● **Request**
Please write the listing below out again exactly, leaving every picture behind.

====== Information supplied

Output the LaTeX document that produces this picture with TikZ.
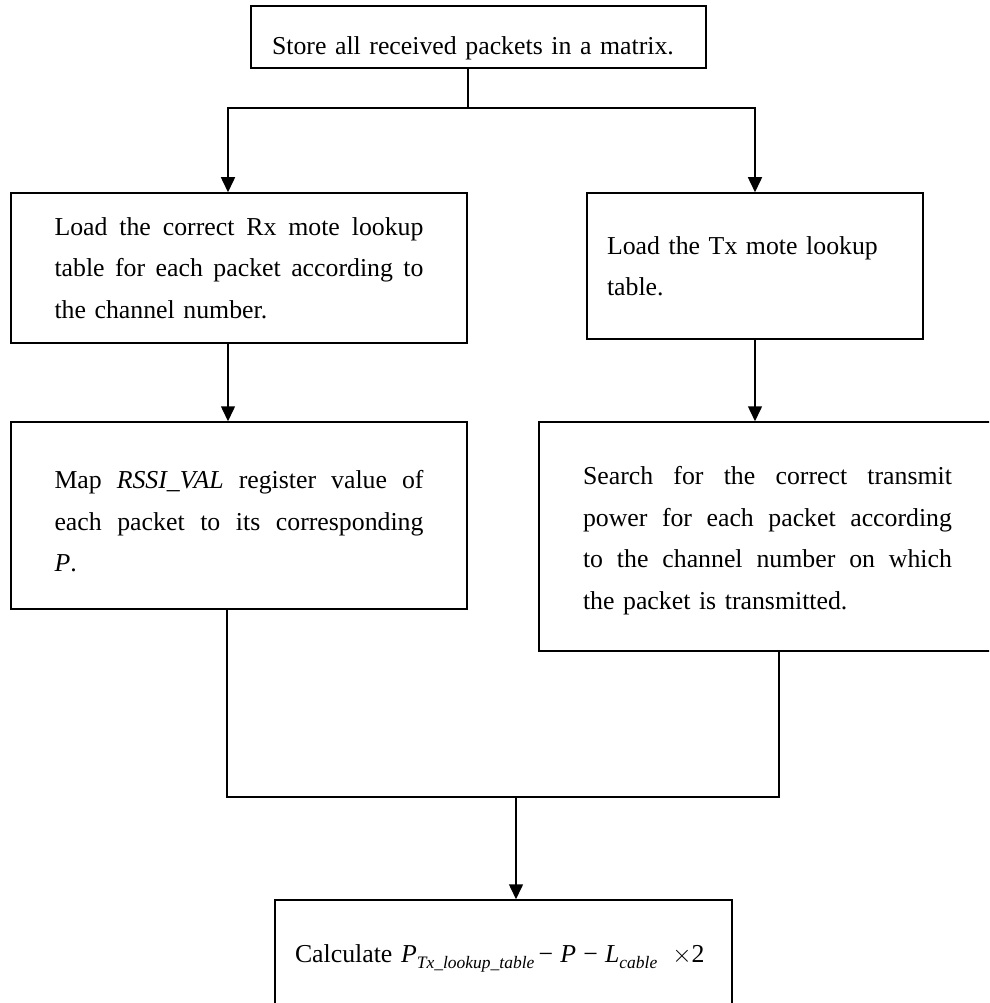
\documentclass[tikz,border=0pt]{standalone}
\usepackage{fontspec}
\setmainfont{Liberation Serif}
\usetikzlibrary{arrows.meta}
% lowered italic subscript used in the formula
\newcommand{\lowsub}[1]{\raisebox{-6pt}{\fontsize{17.5}{17.5}\selectfont\itshape #1}}
% one fully justified text line (stretchable interword glue restored)
\newcommand{\jline}[1]{{\spaceskip=0pt\xspaceskip=0pt\makebox[369pt][s]{#1}}}
% invisible height strut on a first line, pushing a text block down in its box
\newcommand{\tallstrut}[1]{\rule{0pt}{#1}}
\begin{document}
\begin{tikzpicture}[x=1pt,y=-1pt,
  every node/.style={font=\fontsize{25.8}{41.5}\selectfont},
  procbox/.style={draw, line width=1.5pt, rectangle, inner sep=0pt, align=left},
  link/.style={line width=1.5pt},
  arr/.style={link, -{Triangle[width=14pt,length=15pt]}}]
\useasboundingbox (0,0) rectangle (989,1003);
\clip (0,0) rectangle (989,1003);

% process boxes
\node[procbox, minimum width=455pt, minimum height=62pt, text width=413pt,
      text height=40pt, text depth=4pt] (store) at (478.5,37)
  {\mbox{Store all received packets in a matrix.}};
\node[procbox, minimum width=456pt, minimum height=150pt, text width=369pt] (rxload) at (239,268)
  {\jline{Load the correct Rx mote lookup}\\
   \jline{table for each packet according to}\\
   the channel number.};
\node[procbox, minimum width=336pt, minimum height=146pt, text width=296pt] (txload) at (755,266)
  {Load the Tx mote lookup\\table.};
\node[procbox, minimum width=456pt, minimum height=187pt, text width=369pt] (rssimap) at (239,515.5)
  {\tallstrut{30pt}\jline{Map \textit{RSSI\_VAL} register value of}\\
   \jline{each packet to its corresponding}\\
   \textit{P}.};
\node[procbox, minimum width=457pt, minimum height=229pt, text width=369pt] (txsearch) at (767.5,536.5)
  {\tallstrut{26pt}\jline{Search for the correct transmit}\\
   \jline{power for each packet according}\\
   \jline{to the channel number on which}\\
   the packet is transmitted.};
\node[procbox, minimum width=457pt, minimum height=106pt, text width=417pt,
      text height=24pt, text depth=6pt] (calc) at (503.5,953)
  {\mbox{Calculate \textit{P}\lowsub{Tx\_lookup\_table}\,−\;\textit{P}\;−\;\textit{L}\lowsub{cable}\hspace{15pt}$\times$2}};

% split after the first step
\coordinate (split) at (468,108);
\draw[link] (store.south -| split) -- (split);
\draw[arr] (split) -| ([xshift=-11pt]rxload.north);
\draw[arr] (split) -| (txload.north);
\draw[arr] ([xshift=-11pt]rxload.south) -- ([xshift=-11pt]rssimap.north);
\draw[arr] (txload.south) -- (txload.south |- txsearch.north);

% merge of both branches
\coordinate (jl) at (227,797);
\coordinate (jr) at (779,797);
\coordinate (jm) at (516,797);
\draw[link] (rssimap.south -| jl) -- (jl) -- (jr) -- (txsearch.south -| jr);
\draw[arr] (jm) -- (calc.north -| jm);
\end{tikzpicture}
\end{document}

============

● **Task output**
Output the LaTeX document that produces this picture with TikZ.
\documentclass[tikz,border=0pt]{standalone}
\usepackage{fontspec}
\setmainfont{Liberation Serif}
\usetikzlibrary{arrows.meta}
% lowered italic subscript used in the formula
\newcommand{\lowsub}[1]{\raisebox{-6pt}{\fontsize{17.5}{17.5}\selectfont\itshape #1}}
% one fully justified text line (stretchable interword glue restored)
\newcommand{\jline}[1]{{\spaceskip=0pt\xspaceskip=0pt\makebox[369pt][s]{#1}}}
% invisible height strut on a first line, pushing a text block down in its box
\newcommand{\tallstrut}[1]{\rule{0pt}{#1}}
\begin{document}
\begin{tikzpicture}[x=1pt,y=-1pt,
  every node/.style={font=\fontsize{25.8}{41.5}\selectfont},
  procbox/.style={draw, line width=1.5pt, rectangle, inner sep=0pt, align=left},
  link/.style={line width=1.5pt},
  arr/.style={link, -{Triangle[width=14pt,length=15pt]}}]
\useasboundingbox (0,0) rectangle (989,1003);
\clip (0,0) rectangle (989,1003);

% process boxes
\node[procbox, minimum width=455pt, minimum height=62pt, text width=413pt,
      text height=40pt, text depth=4pt] (store) at (478.5,37)
  {\mbox{Store all received packets in a matrix.}};
\node[procbox, minimum width=456pt, minimum height=150pt, text width=369pt] (rxload) at (239,268)
  {\jline{Load the correct Rx mote lookup}\\
   \jline{table for each packet according to}\\
   the channel number.};
\node[procbox, minimum width=336pt, minimum height=146pt, text width=296pt] (txload) at (755,266)
  {Load the Tx mote lookup\\table.};
\node[procbox, minimum width=456pt, minimum height=187pt, text width=369pt] (rssimap) at (239,515.5)
  {\tallstrut{30pt}\jline{Map \textit{RSSI\_VAL} register value of}\\
   \jline{each packet to its corresponding}\\
   \textit{P}.};
\node[procbox, minimum width=457pt, minimum height=229pt, text width=369pt] (txsearch) at (767.5,536.5)
  {\tallstrut{26pt}\jline{Search for the correct transmit}\\
   \jline{power for each packet according}\\
   \jline{to the channel number on which}\\
   the packet is transmitted.};
\node[procbox, minimum width=457pt, minimum height=106pt, text width=417pt,
      text height=24pt, text depth=6pt] (calc) at (503.5,953)
  {\mbox{Calculate \textit{P}\lowsub{Tx\_lookup\_table}\,−\;\textit{P}\;−\;\textit{L}\lowsub{cable}\hspace{15pt}$\times$2}};

% split after the first step
\coordinate (split) at (468,108);
\draw[link] (store.south -| split) -- (split);
\draw[arr] (split) -| ([xshift=-11pt]rxload.north);
\draw[arr] (split) -| (txload.north);
\draw[arr] ([xshift=-11pt]rxload.south) -- ([xshift=-11pt]rssimap.north);
\draw[arr] (txload.south) -- (txload.south |- txsearch.north);

% merge of both branches
\coordinate (jl) at (227,797);
\coordinate (jr) at (779,797);
\coordinate (jm) at (516,797);
\draw[link] (rssimap.south -| jl) -- (jl) -- (jr) -- (txsearch.south -| jr);
\draw[arr] (jm) -- (calc.north -| jm);
\end{tikzpicture}
\end{document}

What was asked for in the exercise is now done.